I organized a day where professionals in my community came to speak with students about how analysis and social studies affected their job. Also, community members told students about topics and historical moments that occurred in our area. Students were encouraged to add these local histories to their list of potential topics. Some community members even brought artifacts to help encourage students to work with local history. I had to reach out to individuals and organizations myself, but there are many out there, such as: libraries, newspapers, museums, archives, historical societies, organizations for women, racial/ethnic organizations, preservation businesses and churches. You can also reach out to your school staff and parents to see if they know of historical passionate people.

Professionals from the community who helped students with their project ideas.
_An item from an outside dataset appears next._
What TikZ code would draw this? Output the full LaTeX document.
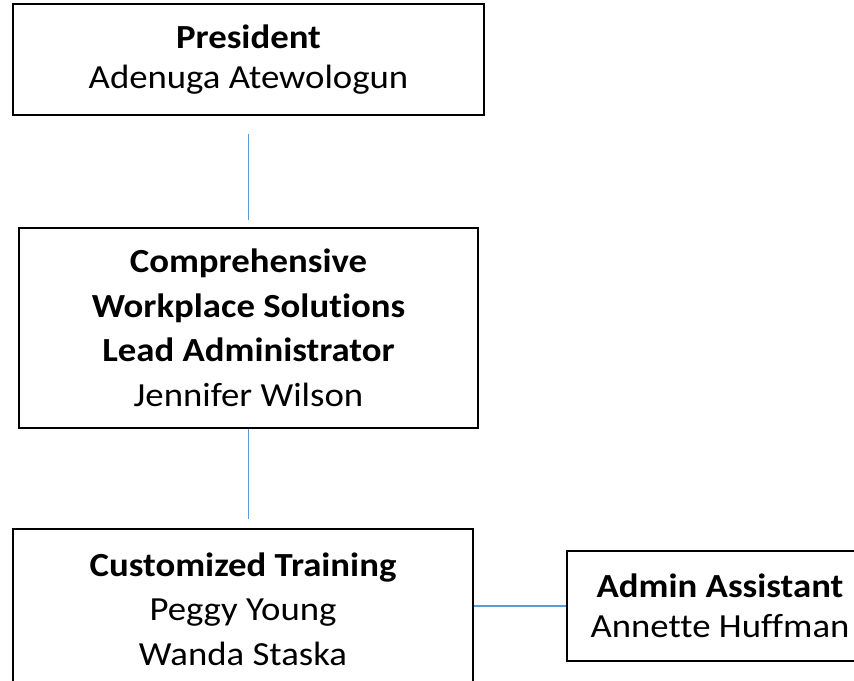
\documentclass[tikz,border=0pt]{standalone}
\usepackage{fontspec}
\setmainfont[Ligatures=NoCommon,FakeStretch=1.09]{Carlito}
\begin{document}
\begin{tikzpicture}[x=0.75pt,y=-0.75pt,
  orgbox/.style={draw=black,line width=1.5pt,inner sep=0pt,align=center},
  twoline/.style={font=\fontsize{25.3}{30}\selectfont},
  manyline/.style={font=\fontsize{25.3}{33.4}\selectfont},
  link/.style={draw=linkblue,line width=0.9pt}]
\definecolor{linkblue}{HTML}{5B9BD5}
\useasboundingbox (0,0) rectangle (854,681);
\clip (0,0) rectangle (854,681);
\node[orgbox,twoline,minimum width=353.25pt,minimum height=83.25pt] (pres) at (248.5,59.5)
  {\textbf{President}\\Adenuga Atewologun};
\node[orgbox,manyline,minimum width=344.25pt,minimum height=150pt] (cws) at (248.5,328)
  {\textbf{Comprehensive}\\\textbf{Workplace Solutions}\\\textbf{Lead Administrator}\\Jennifer Wilson};
\node[orgbox,manyline,minimum width=345pt,minimum height=120pt] (ct) at (243,609)
  {\textbf{Customized Training}\\Peggy Young\\Wanda Staska};
\node[orgbox,twoline,minimum width=229.5pt,minimum height=82.5pt] (aa) at (720,606)
  {\textbf{Admin Assistant}\\Annette Huffman};
\draw[link,shorten <=13.5pt,shorten >=5pt] (pres.south) -- (pres.south |- cws.north);
\draw[link,shorten >=6.75pt] (cws.south) -- (cws.south |- ct.north);
\draw[link] (ct.east |- aa.west) -- (aa.west);
\end{tikzpicture}
\end{document}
Library Partnerships/Mandatory Reading

Check out video to see how students can get help from libraries.

The school’s library and local library can provide books, magazines, and other texts. My local library allowed me to check out over one-hundred books to bring to the school; students used these books to explore topics that interested them. A field trip could be organized to bring students to the library where they can learn more about research practices. A school librarian will also have access to WorldCat and other book finding software; this will help students acquire books that are not readily accessible.

Google Searches for Secondary Sources

The internet is a powerful place and many students are unsure of how to use it. Teaching students proper search etiquette can help lead them to websites that will contain scholarly information and primary sources. The video to the right shows a lecture that reviews how to find sources in Google.

Youtube Searches for Secondary Sources

Similar to internet searching, students need to learn how to use a video hosting platform like Youtube properly. There are thousands of videos about history that students can use to contextualize their selected topic. Also, if students are unable to find a video on their topic, they could make a documentary to fill that gap. Students may be motivated to create something that future students can use.

Using Wikipedia

Wikipedia has for too long been ousted as a place students should never go. Instead, teachers need to clarify that Wikipedia should not be cited as a source, but can be influential in discovering more information about a topic. Many Wikipedia pages cannot be edited by the general public, unlike what many teachers state, and have a wealth of information that students can use.

Encourage Use of At Home Resources

Parents, guardians, and family members are great resources for telling students about their local and family history. Many families have members who are interested in history, or at the very least, someone has great stories that can encourage selection of a topic that has meaning to a student.

Classroom Library

All social studies teachers should work on building a classroom library. Teachers can bring the materials they read themselves and hunt for books when they get a chance. A teacher’s budget does often get stretched, but there are plenty of cheap alternatives for buying books. I have found hundreds of affordable books at thrift stores, used book sales, the clearance rack of bookstores, estate sales, and asking my community, family, friends, and members of my school to give me history books. There are ways out there; be creative!

One-to-one meetings

A teacher in the classroom is an invaluable resource. The teacher possesses the knowledge, methodology, and the experience to help students choose a topic. With total student counts that go into the one-hundreds, teachers can find it difficult to perform one-on-one meetings with students. I encourage teachers to try, despite the difficulty. These meetings do not need to be long. I will do meetings with students that last 1-2 minutes. I will find students during my prep period, or during their study hall. I will ask students questions during passing time. While students are working on a primary source analysis in my classroom, I will walk around and converse with students. There are many ways you can have these conversations with students and help guide them towards a topic that truly fits what they want to do.

Even if they look at you funny, talk with your students.